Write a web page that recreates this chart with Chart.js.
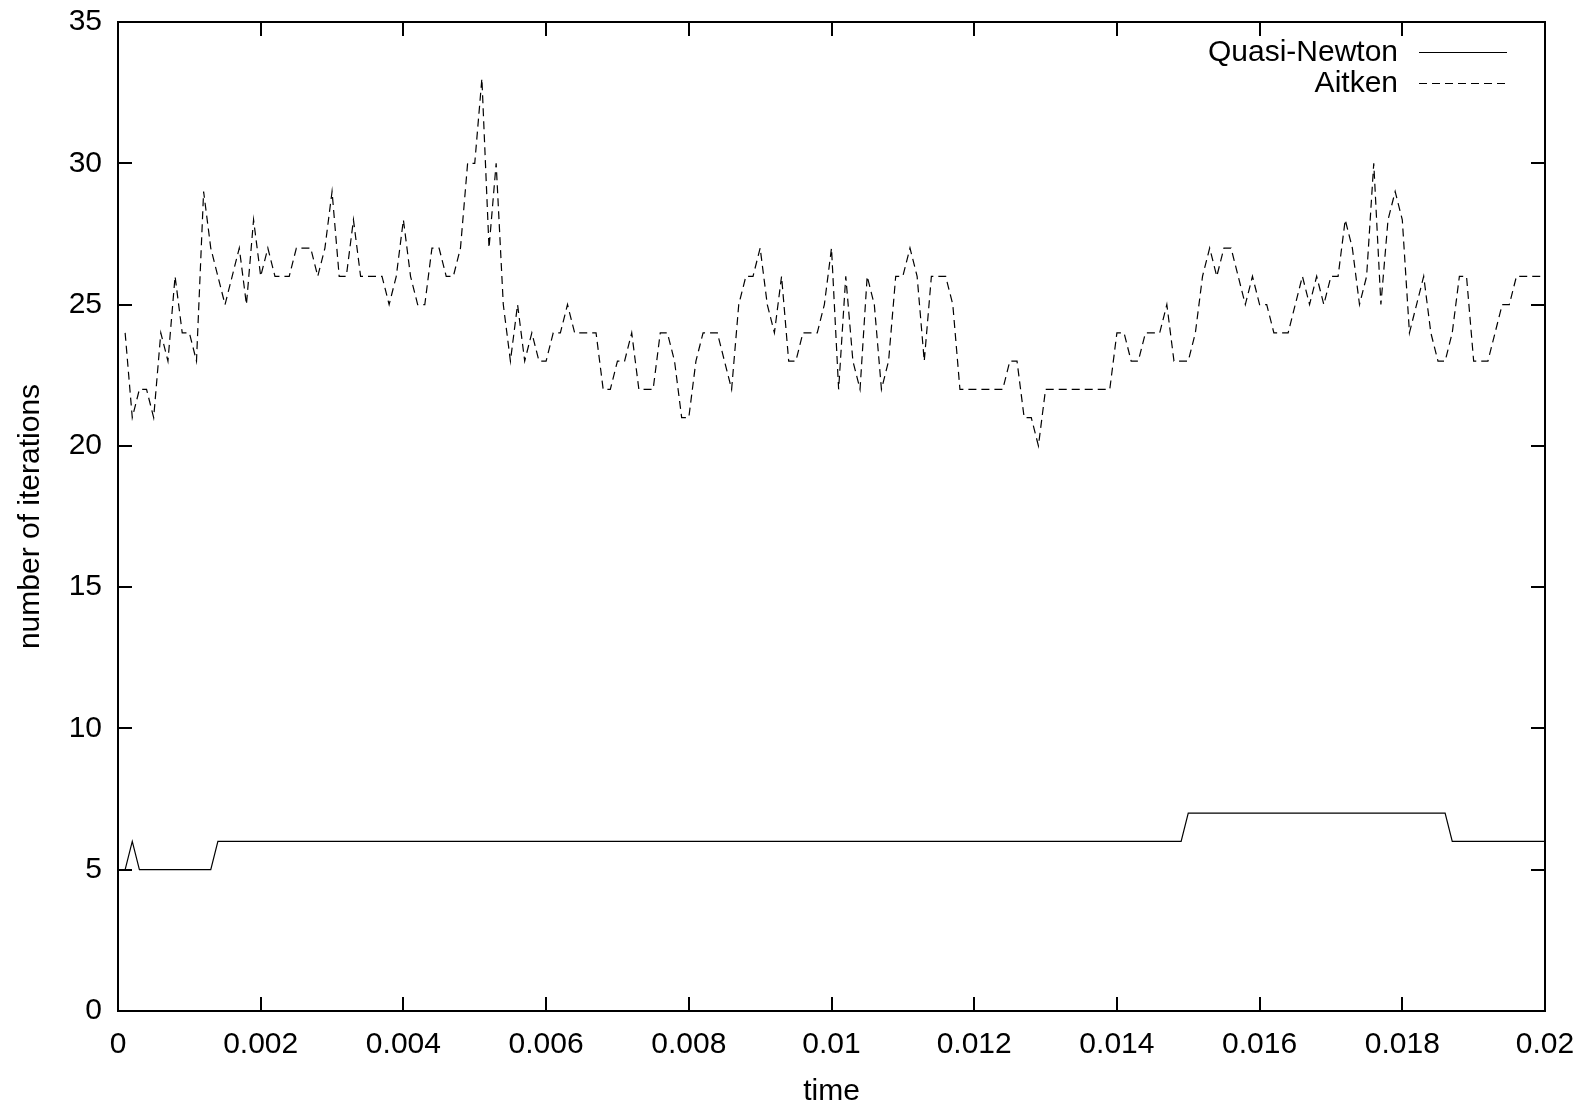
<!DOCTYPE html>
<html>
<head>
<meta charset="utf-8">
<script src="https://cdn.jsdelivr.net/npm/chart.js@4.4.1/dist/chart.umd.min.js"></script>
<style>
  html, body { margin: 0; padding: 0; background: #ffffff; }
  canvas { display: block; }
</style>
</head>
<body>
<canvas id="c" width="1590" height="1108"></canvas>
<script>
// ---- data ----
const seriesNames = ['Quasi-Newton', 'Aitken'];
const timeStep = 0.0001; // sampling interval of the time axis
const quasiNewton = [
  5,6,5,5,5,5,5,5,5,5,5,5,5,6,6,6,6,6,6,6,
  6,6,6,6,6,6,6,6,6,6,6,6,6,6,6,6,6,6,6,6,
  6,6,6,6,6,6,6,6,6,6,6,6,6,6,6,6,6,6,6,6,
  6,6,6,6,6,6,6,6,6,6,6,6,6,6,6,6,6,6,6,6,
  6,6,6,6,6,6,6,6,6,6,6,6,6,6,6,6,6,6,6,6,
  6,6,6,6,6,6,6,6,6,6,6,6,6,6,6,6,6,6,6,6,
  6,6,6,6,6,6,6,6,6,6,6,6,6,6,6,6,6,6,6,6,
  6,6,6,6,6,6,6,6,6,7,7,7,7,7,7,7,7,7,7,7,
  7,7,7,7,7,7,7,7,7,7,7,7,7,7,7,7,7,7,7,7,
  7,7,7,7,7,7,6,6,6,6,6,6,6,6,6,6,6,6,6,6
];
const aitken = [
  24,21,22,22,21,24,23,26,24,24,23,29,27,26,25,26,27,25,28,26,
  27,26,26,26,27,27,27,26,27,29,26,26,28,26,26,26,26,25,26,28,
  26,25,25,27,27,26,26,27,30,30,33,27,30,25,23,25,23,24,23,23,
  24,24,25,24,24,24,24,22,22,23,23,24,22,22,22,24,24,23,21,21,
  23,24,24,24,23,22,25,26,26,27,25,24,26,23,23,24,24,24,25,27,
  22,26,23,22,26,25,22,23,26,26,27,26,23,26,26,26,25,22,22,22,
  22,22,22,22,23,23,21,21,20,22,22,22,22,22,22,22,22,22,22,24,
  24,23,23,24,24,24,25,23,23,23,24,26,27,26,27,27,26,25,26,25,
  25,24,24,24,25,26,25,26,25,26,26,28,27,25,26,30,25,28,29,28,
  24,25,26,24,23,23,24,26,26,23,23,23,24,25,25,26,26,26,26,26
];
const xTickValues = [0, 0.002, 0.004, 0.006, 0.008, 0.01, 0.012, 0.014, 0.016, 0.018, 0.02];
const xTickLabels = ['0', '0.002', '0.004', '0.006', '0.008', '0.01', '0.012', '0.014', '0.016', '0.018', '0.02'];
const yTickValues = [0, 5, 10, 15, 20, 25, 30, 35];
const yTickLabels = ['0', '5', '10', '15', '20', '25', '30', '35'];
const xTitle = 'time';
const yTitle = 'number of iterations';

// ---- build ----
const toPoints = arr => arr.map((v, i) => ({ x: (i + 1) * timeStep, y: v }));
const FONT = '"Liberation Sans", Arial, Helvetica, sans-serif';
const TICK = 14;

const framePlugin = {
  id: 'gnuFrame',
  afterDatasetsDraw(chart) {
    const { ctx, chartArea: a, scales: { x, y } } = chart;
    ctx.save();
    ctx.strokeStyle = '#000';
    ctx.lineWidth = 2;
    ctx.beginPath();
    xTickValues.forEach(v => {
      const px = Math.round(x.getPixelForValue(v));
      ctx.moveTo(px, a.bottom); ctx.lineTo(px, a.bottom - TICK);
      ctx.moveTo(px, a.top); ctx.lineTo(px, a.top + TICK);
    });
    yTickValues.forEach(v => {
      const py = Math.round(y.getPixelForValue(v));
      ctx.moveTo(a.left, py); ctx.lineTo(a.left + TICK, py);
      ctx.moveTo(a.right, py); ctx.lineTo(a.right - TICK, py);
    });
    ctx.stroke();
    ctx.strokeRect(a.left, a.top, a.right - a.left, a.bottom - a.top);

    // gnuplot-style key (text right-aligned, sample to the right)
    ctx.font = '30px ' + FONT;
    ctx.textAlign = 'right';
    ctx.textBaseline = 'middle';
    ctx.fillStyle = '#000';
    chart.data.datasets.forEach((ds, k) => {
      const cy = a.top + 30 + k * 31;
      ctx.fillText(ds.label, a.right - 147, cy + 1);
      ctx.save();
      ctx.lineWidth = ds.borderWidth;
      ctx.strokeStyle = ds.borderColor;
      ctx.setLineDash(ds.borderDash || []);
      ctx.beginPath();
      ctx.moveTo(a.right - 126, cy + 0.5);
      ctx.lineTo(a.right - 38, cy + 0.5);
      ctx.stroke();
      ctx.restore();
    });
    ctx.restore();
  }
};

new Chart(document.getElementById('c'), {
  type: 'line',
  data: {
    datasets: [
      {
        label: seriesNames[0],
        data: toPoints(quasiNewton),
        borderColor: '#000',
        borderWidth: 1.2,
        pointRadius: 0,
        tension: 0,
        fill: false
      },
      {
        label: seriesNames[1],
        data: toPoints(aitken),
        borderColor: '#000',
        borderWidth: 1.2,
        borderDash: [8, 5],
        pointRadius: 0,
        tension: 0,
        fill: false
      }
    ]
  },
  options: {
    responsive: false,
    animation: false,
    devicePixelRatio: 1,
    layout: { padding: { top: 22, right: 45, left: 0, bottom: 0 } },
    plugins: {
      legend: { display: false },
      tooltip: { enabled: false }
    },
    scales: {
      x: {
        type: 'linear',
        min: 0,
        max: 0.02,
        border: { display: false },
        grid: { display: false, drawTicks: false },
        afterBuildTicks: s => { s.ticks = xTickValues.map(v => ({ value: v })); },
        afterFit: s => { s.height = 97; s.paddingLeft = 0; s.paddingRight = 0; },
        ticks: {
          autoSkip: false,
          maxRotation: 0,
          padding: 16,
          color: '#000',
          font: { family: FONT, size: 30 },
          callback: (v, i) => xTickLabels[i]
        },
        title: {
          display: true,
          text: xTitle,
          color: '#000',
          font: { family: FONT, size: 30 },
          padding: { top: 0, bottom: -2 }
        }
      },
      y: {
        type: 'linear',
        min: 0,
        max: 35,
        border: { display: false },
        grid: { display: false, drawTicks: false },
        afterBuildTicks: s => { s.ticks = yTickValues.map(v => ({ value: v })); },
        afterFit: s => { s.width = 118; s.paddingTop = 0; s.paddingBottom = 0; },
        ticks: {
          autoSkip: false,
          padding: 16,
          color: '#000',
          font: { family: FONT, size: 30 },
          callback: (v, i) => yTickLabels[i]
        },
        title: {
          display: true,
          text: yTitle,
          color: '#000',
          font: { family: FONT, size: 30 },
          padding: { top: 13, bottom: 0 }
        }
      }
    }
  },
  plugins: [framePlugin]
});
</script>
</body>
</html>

◆ ◆ ◆

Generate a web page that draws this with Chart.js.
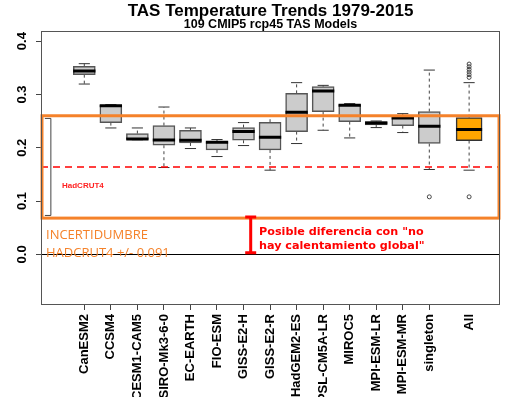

◆ ◆ ◆

- **Given request**
Only the lines from the one holding "Write a web" to the one holding "const TICK = 14;" should be returned, both included and exactly as written, with no pictures.

- **Response below**
Write a web page that recreates this chart with Chart.js.
<!DOCTYPE html>
<html>
<head>
<meta charset="utf-8">
<script src="https://cdn.jsdelivr.net/npm/chart.js@4.4.1/dist/chart.umd.min.js"></script>
<style>
  html, body { margin: 0; padding: 0; background: #ffffff; }
  canvas { display: block; }
</style>
</head>
<body>
<canvas id="c" width="1590" height="1108"></canvas>
<script>
// ---- data ----
const seriesNames = ['Quasi-Newton', 'Aitken'];
const timeStep = 0.0001; // sampling interval of the time axis
const quasiNewton = [
  5,6,5,5,5,5,5,5,5,5,5,5,5,6,6,6,6,6,6,6,
  6,6,6,6,6,6,6,6,6,6,6,6,6,6,6,6,6,6,6,6,
  6,6,6,6,6,6,6,6,6,6,6,6,6,6,6,6,6,6,6,6,
  6,6,6,6,6,6,6,6,6,6,6,6,6,6,6,6,6,6,6,6,
  6,6,6,6,6,6,6,6,6,6,6,6,6,6,6,6,6,6,6,6,
  6,6,6,6,6,6,6,6,6,6,6,6,6,6,6,6,6,6,6,6,
  6,6,6,6,6,6,6,6,6,6,6,6,6,6,6,6,6,6,6,6,
  6,6,6,6,6,6,6,6,6,7,7,7,7,7,7,7,7,7,7,7,
  7,7,7,7,7,7,7,7,7,7,7,7,7,7,7,7,7,7,7,7,
  7,7,7,7,7,7,6,6,6,6,6,6,6,6,6,6,6,6,6,6
];
const aitken = [
  24,21,22,22,21,24,23,26,24,24,23,29,27,26,25,26,27,25,28,26,
  27,26,26,26,27,27,27,26,27,29,26,26,28,26,26,26,26,25,26,28,
  26,25,25,27,27,26,26,27,30,30,33,27,30,25,23,25,23,24,23,23,
  24,24,25,24,24,24,24,22,22,23,23,24,22,22,22,24,24,23,21,21,
  23,24,24,24,23,22,25,26,26,27,25,24,26,23,23,24,24,24,25,27,
  22,26,23,22,26,25,22,23,26,26,27,26,23,26,26,26,25,22,22,22,
  22,22,22,22,23,23,21,21,20,22,22,22,22,22,22,22,22,22,22,24,
  24,23,23,24,24,24,25,23,23,23,24,26,27,26,27,27,26,25,26,25,
  25,24,24,24,25,26,25,26,25,26,26,28,27,25,26,30,25,28,29,28,
  24,25,26,24,23,23,24,26,26,23,23,23,24,25,25,26,26,26,26,26
];
const xTickValues = [0, 0.002, 0.004, 0.006, 0.008, 0.01, 0.012, 0.014, 0.016, 0.018, 0.02];
const xTickLabels = ['0', '0.002', '0.004', '0.006', '0.008', '0.01', '0.012', '0.014', '0.016', '0.018', '0.02'];
const yTickValues = [0, 5, 10, 15, 20, 25, 30, 35];
const yTickLabels = ['0', '5', '10', '15', '20', '25', '30', '35'];
const xTitle = 'time';
const yTitle = 'number of iterations';

// ---- build ----
const toPoints = arr => arr.map((v, i) => ({ x: (i + 1) * timeStep, y: v }));
const FONT = '"Liberation Sans", Arial, Helvetica, sans-serif';
const TICK = 14;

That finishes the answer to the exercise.